There are numerous sources of free data on the web. The problem is that what you don't pay for, you have no control over. In the past few days alone: . Amazon USA, for no perceptible reason, changed the format of the web pages it uses to give "reader reviews" of products. That required substantial rewriting of the page of the "Freebie" package that presents such reviews for books it lists (meaning that if you're using that package, you need to be at v. 1.01 or you will few or no reader reviews). Many Associates were very unhappy. . The International Monetary Fund, with no notice on its web site, changed the format of its downloadable currency-exchange-rates data file (in fact, its pages still refer to the old format), so that anyone using the "Rates" package now needs to be at v. 0.41 or will be presenting seriously stale rate data. (On the other hand, the benefit is that the rates are now updated in real time, rather than once daily.) . The weather XML service at addresses.com showed that it can tank for hours at a time. Maybe I should have foreseen that, but in any event I had to add a graceful exit for when there's no data at all (that's v. 0.32 of "Weather"). I know, I know: at the price, how can one complain? Well, with Amazon, at least, we are supposed to be "business partners"--but Amazon's answer would be "we don't support page scraping" (to which the Associates' replies have been, "Well then give us that in XML, as you long ago promised you would give us anything that can be had over the web pages"). And so it goes . . . .

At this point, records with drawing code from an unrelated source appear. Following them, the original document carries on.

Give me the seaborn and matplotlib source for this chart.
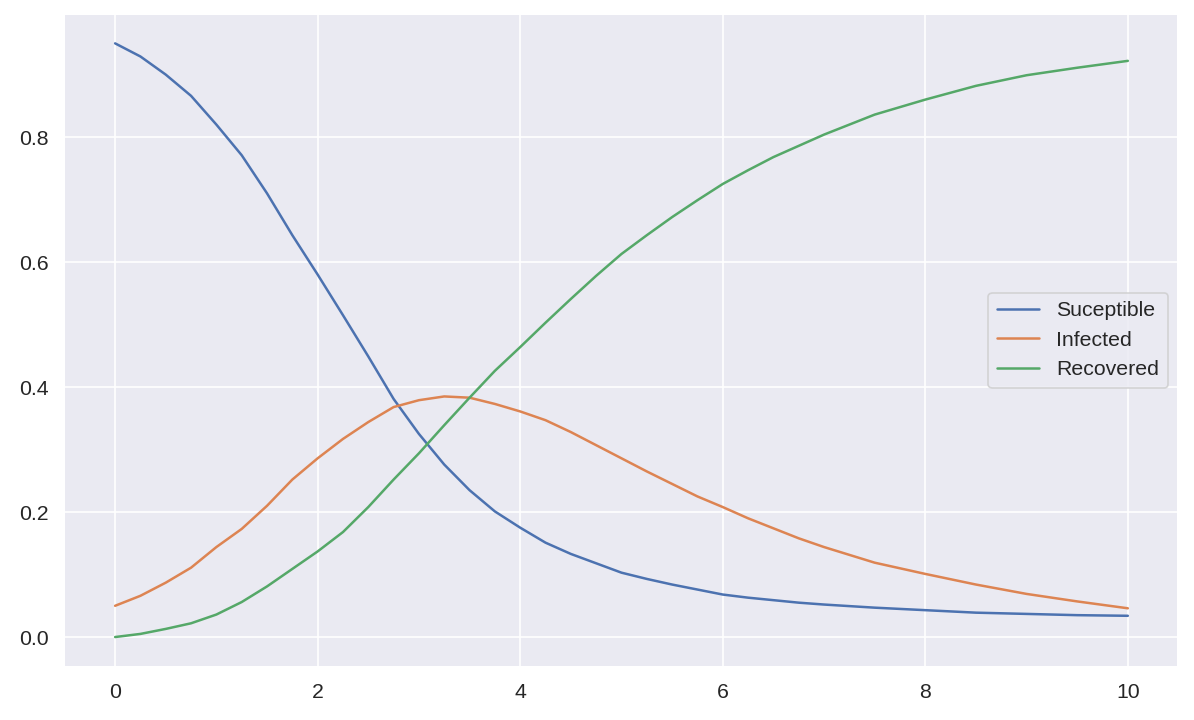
import matplotlib
matplotlib.use("Agg")
import matplotlib.pyplot as plt
import pandas as pd
import seaborn as sns

# values (SIR curves)
t = [0, 0.25, 0.5, 0.75, 1, 1.25, 1.5, 1.75, 2, 2.25, 2.5, 2.75, 3, 3.25, 3.5, 3.75, 4,
     4.25, 4.5, 4.75, 5, 5.25, 5.5, 5.75, 6, 6.25, 6.5, 6.75, 7, 7.5, 8, 8.5, 9, 9.5, 10]
susceptible = [0.95, 0.929, 0.90, 0.866, 0.82, 0.771, 0.71, 0.643, 0.58, 0.515, 0.449, 0.381,
               0.325, 0.276, 0.235, 0.201, 0.175, 0.151, 0.133, 0.118, 0.103, 0.093, 0.084,
               0.076, 0.068, 0.063, 0.059, 0.055, 0.052, 0.047, 0.043, 0.039, 0.037, 0.035, 0.034]
infected = [0.05, 0.066, 0.087, 0.111, 0.144, 0.173, 0.21, 0.252, 0.286, 0.317, 0.344, 0.368,
            0.379, 0.385, 0.383, 0.373, 0.361, 0.347, 0.328, 0.307, 0.286, 0.265, 0.245,
            0.225, 0.208, 0.19, 0.174, 0.158, 0.144, 0.119, 0.101, 0.084, 0.069, 0.057, 0.046]
recovered = [0.0, 0.005, 0.013, 0.022, 0.036, 0.056, 0.081, 0.109, 0.137, 0.168, 0.208, 0.252,
             0.294, 0.339, 0.383, 0.426, 0.464, 0.503, 0.541, 0.578, 0.613, 0.643, 0.672,
             0.699, 0.725, 0.747, 0.768, 0.786, 0.804, 0.836, 0.86, 0.882, 0.899, 0.911, 0.922]
labels = ["Suceptible", "Infected", "Recovered"]

sns.set_theme(style="darkgrid", font_scale=1.16)
plt.rcParams["font.family"] = ["Liberation Sans", "DejaVu Sans"]

df = pd.DataFrame({"t": t, labels[0]: susceptible, labels[1]: infected, labels[2]: recovered})

fig, ax = plt.subplots(figsize=(9.95, 6), dpi=120)
for name in labels:
    sns.lineplot(data=df, x="t", y=name, label=name, ax=ax)

ax.set_xlabel("")
ax.set_ylabel("")
ax.legend(loc="center right")
fig.subplots_adjust(left=0.054, right=0.987, top=0.981, bottom=0.074)
fig.savefig("out.png")
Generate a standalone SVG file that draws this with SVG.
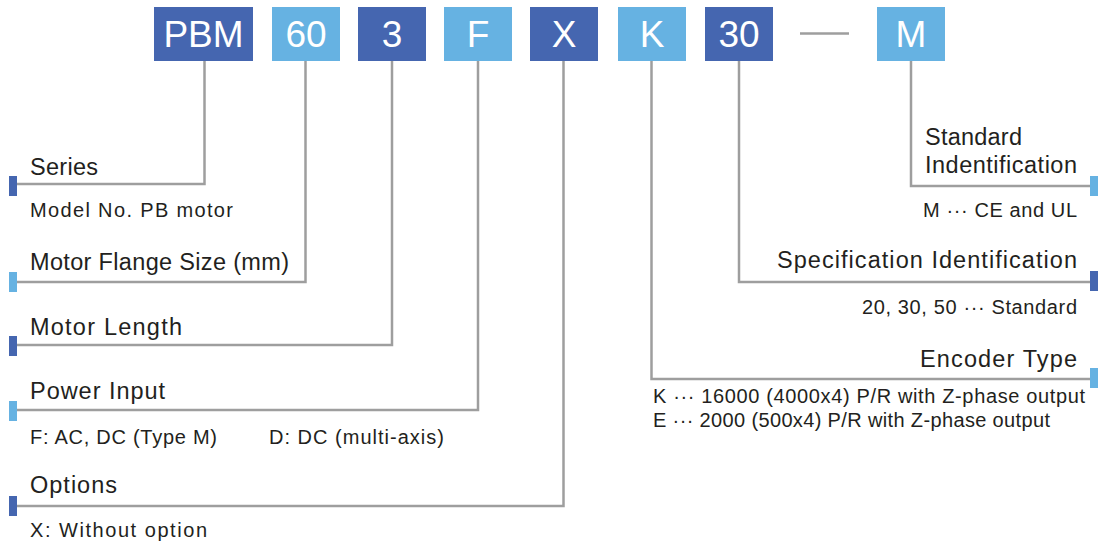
<svg xmlns="http://www.w3.org/2000/svg" width="1098" height="543" viewBox="0 0 1098 543">
<style>
.dk{fill:#4566b0}
.lt{fill:#66b2e2}
.bt{font-family:"Liberation Sans",Arial,sans-serif;font-size:37px;fill:#ffffff;text-anchor:middle}
.h{font-family:"Liberation Sans",Arial,sans-serif;font-size:23.5px;fill:#231f20}
.s{font-family:"Liberation Sans",Arial,sans-serif;font-size:20px;fill:#231f20}
.e{text-anchor:end}
.ln{fill:none;stroke:#9e9e9e;stroke-width:2.5}
</style>
<rect width="1098" height="543" fill="#ffffff"/>
<g id="connectors">
<polyline class="ln" points="204.5,61 204.5,184 17,184"/>
<polyline class="ln" points="305.5,61 305.5,282 17,282"/>
<polyline class="ln" points="392,61 392,345 17,345"/>
<polyline class="ln" points="478,61 478,410 17,410"/>
<polyline class="ln" points="563.5,61 563.5,506 17,506"/>
<polyline class="ln" points="651.5,61 651.5,379 1090,379"/>
<polyline class="ln" points="739,61 739,282 1090,282"/>
<polyline class="ln" points="911,61 911,186 1090,186"/>
<line class="ln" x1="800" y1="33.5" x2="849" y2="33.5" stroke-width="2.7"/>
</g>
<g id="code-PBM"><rect class="dk" x="154" y="7" width="99" height="54"/><text class="bt" x="203.5" y="47">PBM</text></g>
<g id="code-60"><rect class="lt" x="272" y="7" width="68" height="54"/><text class="bt" x="306" y="47">60</text></g>
<g id="code-3"><rect class="dk" x="358" y="7" width="68" height="54"/><text class="bt" x="392" y="47">3</text></g>
<g id="code-F"><rect class="lt" x="444" y="7" width="68" height="54"/><text class="bt" x="478" y="47">F</text></g>
<g id="code-X"><rect class="dk" x="530" y="7" width="68" height="54"/><text class="bt" x="564" y="47">X</text></g>
<g id="code-K"><rect class="lt" x="618" y="7" width="68" height="54"/><text class="bt" x="652" y="47">K</text></g>
<g id="code-30"><rect class="dk" x="705" y="7" width="68" height="54"/><text class="bt" x="739" y="47">30</text></g>
<g id="code-M"><rect class="lt" x="877" y="7" width="68" height="54"/><text class="bt" x="911" y="47">M</text></g>

<g id="series"><rect class="dk" x="9" y="176" width="8" height="20"/>
<text class="h" x="30" y="175" textLength="68" lengthAdjust="spacing">Series</text>
<text class="s" x="30" y="217" textLength="203" lengthAdjust="spacing">Model No. PB motor</text></g>
<g id="flange"><rect class="lt" x="9" y="272" width="8" height="20"/>
<text class="h" x="30" y="270" textLength="259" lengthAdjust="spacing">Motor Flange Size (mm)</text></g>
<g id="length"><rect class="dk" x="9" y="336" width="8" height="20"/>
<text class="h" x="30" y="335" textLength="152" lengthAdjust="spacing">Motor Length</text></g>
<g id="power"><rect class="lt" x="9" y="401" width="8" height="20"/>
<text class="h" x="30" y="399" textLength="135" lengthAdjust="spacing">Power Input</text>
<text class="s" x="30" y="444" textLength="187" lengthAdjust="spacing">F: AC, DC (Type M)</text>
<text class="s" x="269" y="444" textLength="175" lengthAdjust="spacing">D: DC (multi-axis)</text></g>
<g id="options"><rect class="dk" x="9" y="496" width="8" height="20"/>
<text class="h" x="30" y="493" textLength="87" lengthAdjust="spacing">Options</text>
<text class="s" x="30" y="537" textLength="177" lengthAdjust="spacing">X: Without option</text></g>

<g id="standard"><rect class="lt" x="1090" y="176" width="8" height="20"/>
<text class="h" x="925" y="145" textLength="97" lengthAdjust="spacing">Standard</text>
<text class="h" x="925" y="173" textLength="152" lengthAdjust="spacing">Indentification</text>
<text class="s e" x="1077" y="217" textLength="154" lengthAdjust="spacing">M ··· CE and UL</text></g>
<g id="spec"><rect class="dk" x="1090" y="271" width="8" height="20"/>
<text class="h e" x="1077" y="268" textLength="300" lengthAdjust="spacing">Specification Identification</text>
<text class="s e" x="1077" y="314" textLength="215" lengthAdjust="spacing">20, 30, 50 ··· Standard</text></g>
<g id="encoder"><rect class="lt" x="1090" y="368" width="8" height="20"/>
<text class="h e" x="1077" y="367" textLength="157" lengthAdjust="spacing">Encoder Type</text>
<text class="s" x="653" y="403" textLength="432" lengthAdjust="spacing">K ··· 16000 (4000x4) P/R with Z-phase output</text>
<text class="s" x="653" y="427" textLength="397" lengthAdjust="spacing">E ··· 2000 (500x4) P/R with Z-phase output</text></g>
</svg>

I have to agree. Despite all the things that Amazon offers through their API, I still find there are queries I want to do that I can't through the API. So, I've created screenscraping mechanisms as well. Perhaps someone should develop the Amazon API addendum, which performs these queries through screescraping as long as Amazon is not going to provide it.

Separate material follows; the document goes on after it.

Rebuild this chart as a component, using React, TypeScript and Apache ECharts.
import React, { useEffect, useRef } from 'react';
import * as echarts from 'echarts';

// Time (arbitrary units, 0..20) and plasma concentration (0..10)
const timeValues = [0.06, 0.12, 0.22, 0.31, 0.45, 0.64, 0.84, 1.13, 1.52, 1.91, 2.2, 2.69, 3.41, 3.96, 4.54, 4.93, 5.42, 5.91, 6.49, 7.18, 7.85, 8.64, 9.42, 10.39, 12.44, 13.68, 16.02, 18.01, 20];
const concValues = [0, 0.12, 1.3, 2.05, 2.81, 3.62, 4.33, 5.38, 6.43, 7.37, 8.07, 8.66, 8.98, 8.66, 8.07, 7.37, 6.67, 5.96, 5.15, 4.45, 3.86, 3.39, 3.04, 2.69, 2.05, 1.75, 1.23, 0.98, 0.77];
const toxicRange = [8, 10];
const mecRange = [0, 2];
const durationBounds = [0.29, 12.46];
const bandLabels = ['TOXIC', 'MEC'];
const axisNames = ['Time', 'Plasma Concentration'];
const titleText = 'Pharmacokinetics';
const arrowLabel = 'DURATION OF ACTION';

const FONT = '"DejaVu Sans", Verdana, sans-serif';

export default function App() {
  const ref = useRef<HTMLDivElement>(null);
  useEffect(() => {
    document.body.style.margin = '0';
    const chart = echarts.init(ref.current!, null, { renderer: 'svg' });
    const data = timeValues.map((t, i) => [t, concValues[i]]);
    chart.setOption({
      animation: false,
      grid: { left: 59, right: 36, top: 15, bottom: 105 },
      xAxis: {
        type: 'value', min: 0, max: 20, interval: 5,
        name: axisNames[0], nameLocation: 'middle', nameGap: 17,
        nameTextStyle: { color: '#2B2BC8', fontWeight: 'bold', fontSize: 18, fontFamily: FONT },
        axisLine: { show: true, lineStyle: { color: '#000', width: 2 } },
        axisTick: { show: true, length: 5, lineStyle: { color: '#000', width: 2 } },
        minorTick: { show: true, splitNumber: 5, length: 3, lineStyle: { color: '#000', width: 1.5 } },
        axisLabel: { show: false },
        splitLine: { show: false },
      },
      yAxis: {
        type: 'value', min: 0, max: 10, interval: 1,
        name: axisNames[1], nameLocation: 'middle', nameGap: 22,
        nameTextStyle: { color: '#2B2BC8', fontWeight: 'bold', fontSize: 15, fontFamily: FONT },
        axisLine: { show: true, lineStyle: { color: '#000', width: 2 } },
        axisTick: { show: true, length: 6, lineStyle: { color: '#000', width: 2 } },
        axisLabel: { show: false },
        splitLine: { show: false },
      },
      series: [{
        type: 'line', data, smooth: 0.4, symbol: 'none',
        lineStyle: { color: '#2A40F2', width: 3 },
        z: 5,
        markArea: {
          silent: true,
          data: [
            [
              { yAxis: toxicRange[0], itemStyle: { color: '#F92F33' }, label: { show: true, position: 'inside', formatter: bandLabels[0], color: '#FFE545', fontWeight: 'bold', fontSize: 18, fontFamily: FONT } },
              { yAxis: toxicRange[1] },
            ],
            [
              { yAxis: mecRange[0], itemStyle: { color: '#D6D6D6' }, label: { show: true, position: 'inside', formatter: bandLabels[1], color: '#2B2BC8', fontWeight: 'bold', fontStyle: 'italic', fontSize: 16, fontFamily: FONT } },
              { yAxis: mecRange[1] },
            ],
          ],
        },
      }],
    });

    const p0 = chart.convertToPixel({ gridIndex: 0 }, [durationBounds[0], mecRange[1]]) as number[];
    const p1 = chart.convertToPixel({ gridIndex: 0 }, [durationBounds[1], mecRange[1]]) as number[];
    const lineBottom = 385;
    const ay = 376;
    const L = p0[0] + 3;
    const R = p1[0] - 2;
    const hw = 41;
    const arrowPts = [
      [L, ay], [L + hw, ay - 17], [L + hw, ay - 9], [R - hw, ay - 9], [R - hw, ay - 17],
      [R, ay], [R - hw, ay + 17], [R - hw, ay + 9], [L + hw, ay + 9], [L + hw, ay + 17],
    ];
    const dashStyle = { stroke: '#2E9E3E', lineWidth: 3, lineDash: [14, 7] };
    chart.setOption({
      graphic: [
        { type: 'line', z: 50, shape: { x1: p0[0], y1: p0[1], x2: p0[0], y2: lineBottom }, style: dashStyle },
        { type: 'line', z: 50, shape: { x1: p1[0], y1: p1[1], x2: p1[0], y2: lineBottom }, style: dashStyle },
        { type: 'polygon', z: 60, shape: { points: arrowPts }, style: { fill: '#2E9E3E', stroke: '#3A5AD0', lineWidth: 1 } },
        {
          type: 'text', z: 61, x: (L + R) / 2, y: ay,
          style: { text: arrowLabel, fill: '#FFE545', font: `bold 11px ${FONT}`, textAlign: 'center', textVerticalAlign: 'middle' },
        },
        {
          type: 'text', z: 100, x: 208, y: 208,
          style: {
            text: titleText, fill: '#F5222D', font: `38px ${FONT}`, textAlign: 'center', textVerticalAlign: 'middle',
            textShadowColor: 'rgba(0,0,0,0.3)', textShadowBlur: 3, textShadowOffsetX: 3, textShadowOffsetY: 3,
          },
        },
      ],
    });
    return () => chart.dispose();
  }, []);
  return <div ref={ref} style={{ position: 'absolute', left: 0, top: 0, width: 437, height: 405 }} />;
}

Just so. Just for starters, the only way you can deal with Amazon Canada and Amazon France is by way of screen-scraping, as they are not yet on AWS (and, the way it looks, won't befor a while, as A has too many fires to keep putting out to spare time for much else). I posted a list on Amazon's forum, many months ago now (at least--maybe over a year) of ten really important data that could not be obtained from AWS, with the list derived from simple consideration of the things that a potential buyer would likely want to know about a product before actually buying. To my pleasant surpsise, a great number of other Associates heartily endorsed the list. To this hour, not one of those ten are yet available via AWS.
I have put (at least) 20 times more effort into the Amazon Associates program than I have into Google AdSense. I have received 20 times more cash from Google than I have from Amazon. Is the Amazon Associates program really one where we should be investing our time?